* **TASK TO CARRY OUT**:
Quote the whole listing word for word. Do not include the pictures.

* **COLLECTED DATA**:
++++++++++++++++++++
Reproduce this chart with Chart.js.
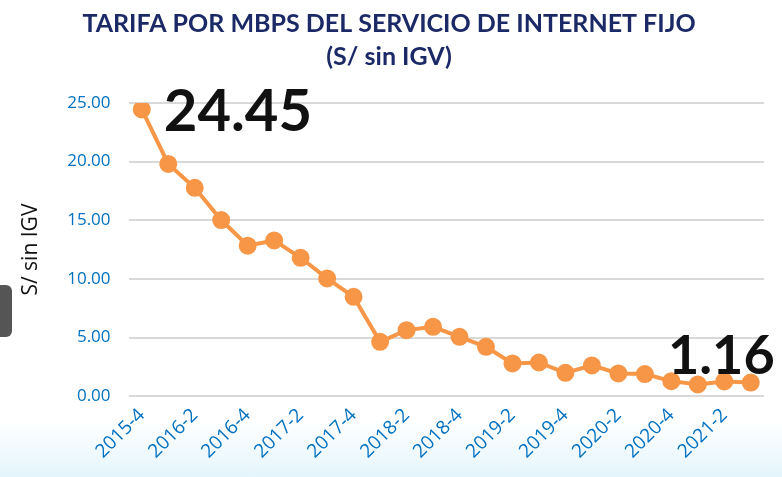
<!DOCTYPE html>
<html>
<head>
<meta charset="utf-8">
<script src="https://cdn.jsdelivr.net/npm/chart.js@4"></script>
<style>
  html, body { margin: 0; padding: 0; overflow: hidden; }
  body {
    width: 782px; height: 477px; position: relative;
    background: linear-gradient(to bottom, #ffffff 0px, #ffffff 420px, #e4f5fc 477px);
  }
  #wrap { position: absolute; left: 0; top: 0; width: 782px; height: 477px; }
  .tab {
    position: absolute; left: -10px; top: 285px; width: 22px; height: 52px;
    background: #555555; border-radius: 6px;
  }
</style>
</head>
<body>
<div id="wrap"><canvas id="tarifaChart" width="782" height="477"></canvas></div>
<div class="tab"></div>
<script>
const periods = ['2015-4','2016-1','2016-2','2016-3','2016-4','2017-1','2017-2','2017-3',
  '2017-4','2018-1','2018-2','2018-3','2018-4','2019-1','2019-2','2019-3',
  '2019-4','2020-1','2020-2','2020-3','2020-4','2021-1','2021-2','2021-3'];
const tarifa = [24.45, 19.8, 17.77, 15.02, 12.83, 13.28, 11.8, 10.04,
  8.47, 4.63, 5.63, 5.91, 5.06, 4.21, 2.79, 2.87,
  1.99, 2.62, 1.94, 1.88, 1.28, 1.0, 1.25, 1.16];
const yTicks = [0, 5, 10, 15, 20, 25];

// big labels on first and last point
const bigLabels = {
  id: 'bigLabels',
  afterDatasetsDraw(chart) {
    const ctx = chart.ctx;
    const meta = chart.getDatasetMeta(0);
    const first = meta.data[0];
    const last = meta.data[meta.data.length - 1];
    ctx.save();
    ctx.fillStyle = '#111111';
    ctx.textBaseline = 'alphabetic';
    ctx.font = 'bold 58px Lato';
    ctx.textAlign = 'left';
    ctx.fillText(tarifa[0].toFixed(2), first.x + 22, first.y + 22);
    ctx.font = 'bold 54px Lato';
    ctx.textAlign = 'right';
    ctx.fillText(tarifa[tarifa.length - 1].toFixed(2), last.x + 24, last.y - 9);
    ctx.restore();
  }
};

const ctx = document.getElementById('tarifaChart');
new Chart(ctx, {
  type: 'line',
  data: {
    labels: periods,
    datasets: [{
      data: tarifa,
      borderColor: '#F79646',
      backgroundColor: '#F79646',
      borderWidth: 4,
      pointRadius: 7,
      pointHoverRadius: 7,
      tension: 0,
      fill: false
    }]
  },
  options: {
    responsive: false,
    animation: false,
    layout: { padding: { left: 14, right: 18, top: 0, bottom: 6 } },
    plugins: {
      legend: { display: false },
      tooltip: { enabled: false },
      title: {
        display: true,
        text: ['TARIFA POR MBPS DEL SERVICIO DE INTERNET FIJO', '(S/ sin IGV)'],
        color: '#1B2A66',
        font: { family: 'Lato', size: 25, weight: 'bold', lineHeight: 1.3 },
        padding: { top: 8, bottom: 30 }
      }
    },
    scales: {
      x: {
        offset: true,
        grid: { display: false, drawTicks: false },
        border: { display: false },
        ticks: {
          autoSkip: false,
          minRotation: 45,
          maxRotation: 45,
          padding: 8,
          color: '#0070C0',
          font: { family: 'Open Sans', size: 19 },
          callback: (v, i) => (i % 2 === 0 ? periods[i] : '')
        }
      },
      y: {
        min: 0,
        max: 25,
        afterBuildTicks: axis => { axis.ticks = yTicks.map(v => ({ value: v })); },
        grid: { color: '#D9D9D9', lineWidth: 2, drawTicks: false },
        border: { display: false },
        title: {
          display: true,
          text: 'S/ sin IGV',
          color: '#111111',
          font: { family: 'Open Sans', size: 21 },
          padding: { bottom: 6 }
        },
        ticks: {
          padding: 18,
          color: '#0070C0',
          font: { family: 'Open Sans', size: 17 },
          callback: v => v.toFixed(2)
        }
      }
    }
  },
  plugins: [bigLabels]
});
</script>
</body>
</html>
++++++++++++++++++++
* **ANSWER FOR THE TASK**:
Reproduce this chart with Chart.js.
<!DOCTYPE html>
<html>
<head>
<meta charset="utf-8">
<script src="https://cdn.jsdelivr.net/npm/chart.js@4"></script>
<style>
  html, body { margin: 0; padding: 0; overflow: hidden; }
  body {
    width: 782px; height: 477px; position: relative;
    background: linear-gradient(to bottom, #ffffff 0px, #ffffff 420px, #e4f5fc 477px);
  }
  #wrap { position: absolute; left: 0; top: 0; width: 782px; height: 477px; }
  .tab {
    position: absolute; left: -10px; top: 285px; width: 22px; height: 52px;
    background: #555555; border-radius: 6px;
  }
</style>
</head>
<body>
<div id="wrap"><canvas id="tarifaChart" width="782" height="477"></canvas></div>
<div class="tab"></div>
<script>
const periods = ['2015-4','2016-1','2016-2','2016-3','2016-4','2017-1','2017-2','2017-3',
  '2017-4','2018-1','2018-2','2018-3','2018-4','2019-1','2019-2','2019-3',
  '2019-4','2020-1','2020-2','2020-3','2020-4','2021-1','2021-2','2021-3'];
const tarifa = [24.45, 19.8, 17.77, 15.02, 12.83, 13.28, 11.8, 10.04,
  8.47, 4.63, 5.63, 5.91, 5.06, 4.21, 2.79, 2.87,
  1.99, 2.62, 1.94, 1.88, 1.28, 1.0, 1.25, 1.16];
const yTicks = [0, 5, 10, 15, 20, 25];

// big labels on first and last point
const bigLabels = {
  id: 'bigLabels',
  afterDatasetsDraw(chart) {
    const ctx = chart.ctx;
    const meta = chart.getDatasetMeta(0);
    const first = meta.data[0];
    const last = meta.data[meta.data.length - 1];
    ctx.save();
    ctx.fillStyle = '#111111';
    ctx.textBaseline = 'alphabetic';
    ctx.font = 'bold 58px Lato';
    ctx.textAlign = 'left';
    ctx.fillText(tarifa[0].toFixed(2), first.x + 22, first.y + 22);
    ctx.font = 'bold 54px Lato';
    ctx.textAlign = 'right';
    ctx.fillText(tarifa[tarifa.length - 1].toFixed(2), last.x + 24, last.y - 9);
    ctx.restore();
  }
};

const ctx = document.getElementById('tarifaChart');
new Chart(ctx, {
  type: 'line',
  data: {
    labels: periods,
    datasets: [{
      data: tarifa,
      borderColor: '#F79646',
      backgroundColor: '#F79646',
      borderWidth: 4,
      pointRadius: 7,
      pointHoverRadius: 7,
      tension: 0,
      fill: false
    }]
  },
  options: {
    responsive: false,
    animation: false,
    layout: { padding: { left: 14, right: 18, top: 0, bottom: 6 } },
    plugins: {
      legend: { display: false },
      tooltip: { enabled: false },
      title: {
        display: true,
        text: ['TARIFA POR MBPS DEL SERVICIO DE INTERNET FIJO', '(S/ sin IGV)'],
        color: '#1B2A66',
        font: { family: 'Lato', size: 25, weight: 'bold', lineHeight: 1.3 },
        padding: { top: 8, bottom: 30 }
      }
    },
    scales: {
      x: {
        offset: true,
        grid: { display: false, drawTicks: false },
        border: { display: false },
        ticks: {
          autoSkip: false,
          minRotation: 45,
          maxRotation: 45,
          padding: 8,
          color: '#0070C0',
          font: { family: 'Open Sans', size: 19 },
          callback: (v, i) => (i % 2 === 0 ? periods[i] : '')
        }
      },
      y: {
        min: 0,
        max: 25,
        afterBuildTicks: axis => { axis.ticks = yTicks.map(v => ({ value: v })); },
        grid: { color: '#D9D9D9', lineWidth: 2, drawTicks: false },
        border: { display: false },
        title: {
          display: true,
          text: 'S/ sin IGV',
          color: '#111111',
          font: { family: 'Open Sans', size: 21 },
          padding: { bottom: 6 }
        },
        ticks: {
          padding: 18,
          color: '#0070C0',
          font: { family: 'Open Sans', size: 17 },
          callback: v => v.toFixed(2)
        }
      }
    }
  },
  plugins: [bigLabels]
});
</script>
</body>
</html>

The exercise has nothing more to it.